= James Derriman =

British writer and barrister (1922–2007)

James Parkyns Derriman (19 February 1922 – 28 July 2007) was a British writer on law and public relations. He lived in Morden, Surrey. During the Second World War, Derriman served in the Merchant Navy and was then a journalist at the Daily Herald, Reuters and the News Chronicle.

Derriman was born in London on 19 February 1922. He worked as a barrister-at-law at Lincoln's Inn from 1947. He has also worked in public relations: he was an associate director of the advertising agency J. Walter Thompson during 1961–1962 before moving to Charles Barker City Ltd, where he was their associate director during 1964–1965 and joint managing director from 1968 until 1973. Derriman was also president of the Institute of Public Relations from 1973 until 1974, and was awarded the President's Medallist of the IPR in 1978. He retired in 1982.

His first book, Pageantry of the Law (1955), explained the origins and history of the ceremonial customs of English law and the traditional costumes of various law officers. His 1969 work, Company–Investor Relations, detailed the correct procedures on dealing with the announcement of profit figures, takeover bids and shareholders' meetings. It was described as an excellent guide to the subject by Oliver Marriott in The Times.

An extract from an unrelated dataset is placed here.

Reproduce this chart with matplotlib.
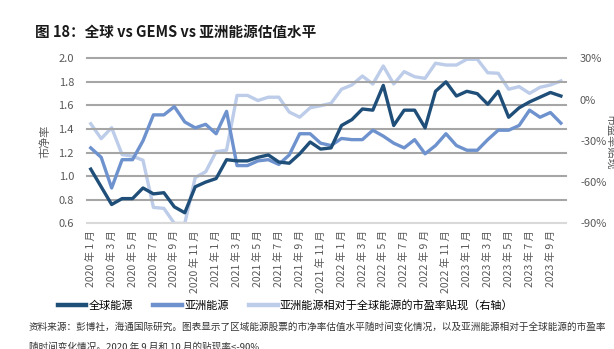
import numpy as np
import matplotlib
matplotlib.use("Agg")
import matplotlib.pyplot as plt
from matplotlib.lines import Line2D
from matplotlib.ticker import FuncFormatter

plt.rcParams['font.family'] = ['Noto Sans CJK SC', 'DejaVu Sans']

# monthly data, Jan 2020 - Oct 2023
months = [f"{2020 + k // 12} 年 {k % 12 + 1} 月" for k in range(46)]

global_pb = [1.06, 0.91, 0.76, 0.81, 0.81, 0.90, 0.85, 0.86, 0.74, 0.69,
             0.91, 0.95, 0.98, 1.14, 1.13, 1.13, 1.16, 1.18, 1.12, 1.11,
             1.19, 1.29, 1.23, 1.24, 1.43, 1.48, 1.57, 1.56, 1.77, 1.43,
             1.56, 1.56, 1.41, 1.72, 1.80, 1.68, 1.72, 1.70, 1.61, 1.72,
             1.50, 1.58, 1.63, 1.67, 1.71, 1.68]

asia_pb = [1.24, 1.16, 0.90, 1.14, 1.14, 1.30, 1.52, 1.52, 1.59, 1.46,
           1.41, 1.44, 1.36, 1.55, 1.09, 1.09, 1.13, 1.14, 1.10, 1.18,
           1.36, 1.36, 1.28, 1.26, 1.32, 1.31, 1.31, 1.39, 1.34, 1.28,
           1.24, 1.31, 1.19, 1.26, 1.36, 1.26, 1.22, 1.22, 1.31, 1.39,
           1.39, 1.43, 1.56, 1.50, 1.54, 1.45]

# Asia vs global P/E discount, % (Sep/Oct 2020 below -90%)
asia_discount = [-17.6, -28.4, -20.5, -40.0, -41.2, -44.1, -78.4, -79.1, -90.0, -90.0,
                 -56.7, -52.5, -37.9, -36.8, 3.0, 3.0, -0.7, 1.7, 1.7, -9.1,
                 -12.8, -6.0, -4.5, -2.7, 7.5, 10.6, 17.1, 11.3, 24.4, 11.3,
                 20.3, 16.6, 15.4, 26.4, 25.1, 25.1, 29.3, 29.3, 19.5, 19.1,
                 7.5, 9.4, 4.5, 8.9, 10.6, 13.5]

DARK = '#1f4e79'
MID = '#6e92cd'
LIGHT = '#bccce9'
GRID = '#a6a6a6'
TXT = '#595959'

fig = plt.figure(figsize=(6.14, 3.49), dpi=100)
ax = fig.add_axes([0.141, 0.360, 0.781, 0.473])
ax2 = ax.twinx()
ax.set_zorder(ax2.get_zorder() + 1)
ax.patch.set_visible(False)

x = np.arange(len(months))
ax2.plot(x, asia_discount, color=LIGHT, lw=2.4)
ax.plot(x, asia_pb, color=MID, lw=2.4)
ax.plot(x, global_pb, color=DARK, lw=2.4)

ax.set_xlim(-0.4, len(months) - 0.5)
ax.set_ylim(0.6, 2.0)
ax.set_yticks(np.arange(0.6, 2.01, 0.2))
ax.yaxis.set_major_formatter(FuncFormatter(lambda v, p: f"{v:.1f}"))
ax2.set_ylim(-90, 30)
ax2.set_yticks([-90, -60, -30, 0, 30])
ax2.yaxis.set_major_formatter(FuncFormatter(lambda v, p: f"{v:.0f}%"))

ax.set_xticks(x[::2])
ax.set_xticklabels(months[::2], rotation=90, fontsize=7.5, color=TXT)

ax.grid(axis='y', color=GRID, lw=1.5)
ax.set_axisbelow(True)
for gl in ax.get_ygridlines():
    gl.set_clip_on(False)
ax.get_ygridlines()[0].set_color('#d9d9d9')

for a in (ax, ax2):
    for s in a.spines.values():
        s.set_visible(False)
ax.tick_params(axis='x', length=0, pad=5)
ax.tick_params(axis='y', length=0, pad=9, labelsize=8, labelcolor=TXT)
ax2.tick_params(axis='y', length=0, pad=10, labelsize=8, labelcolor=TXT)

ax.set_ylabel('市净率', fontsize=8, color=TXT, labelpad=6)
fig.text(0.995, 0.593, '市盈率贴现', rotation=-90, fontsize=8, color=TXT,
         ha='center', va='center')

fig.text(0.057, 0.895, '图 18：全球 vs GEMS vs 亚洲能源估值水平',
         fontsize=10.5, fontweight='bold', color='#1a1a1a')

# legend keys drawn a bit heavier than the data lines
handles = [Line2D([], [], color=c, lw=3.2) for c in (DARK, MID, LIGHT)]
labels = ['全球能源', '亚洲能源', '亚洲能源相对于全球能源的市盈率贴现（右轴）']
fig.legend(handles, labels, loc='center', bbox_to_anchor=(0.465, 0.126),
           ncol=3, frameon=False, fontsize=8, handlelength=2.6,
           handletextpad=0.2, columnspacing=1.8)

fig.text(0.047, 0.062,
         '资料来源：彭博社，海通国际研究。图表显示了区域能源股票的市净率估值水平随时间变化情况，以及亚洲能源相对于全球能源的市盈率',
         fontsize=6.9, color='#333333', va='center')
fig.text(0.047, 0.005, '随时间变化情况。2020 年 9 月和 10 月的贴现率<-90%',
         fontsize=6.9, color='#333333', va='center')

fig.savefig('out.png', dpi=100)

Derriman died on 28 July 2007, at the age of 85.

==Works==
- Pageantry of the Law (London: Eyre & Spottiswoode, 1955).
- Discovering the Law (London: University of London Press, 1962).
- Public Relations in Business Management (London: University of London Press, 1964).
- Company–Investor Relations (1969).
- (with George Pulay), The Bridge Builders: Public Relations Today (London: Associated Business Press, 1979).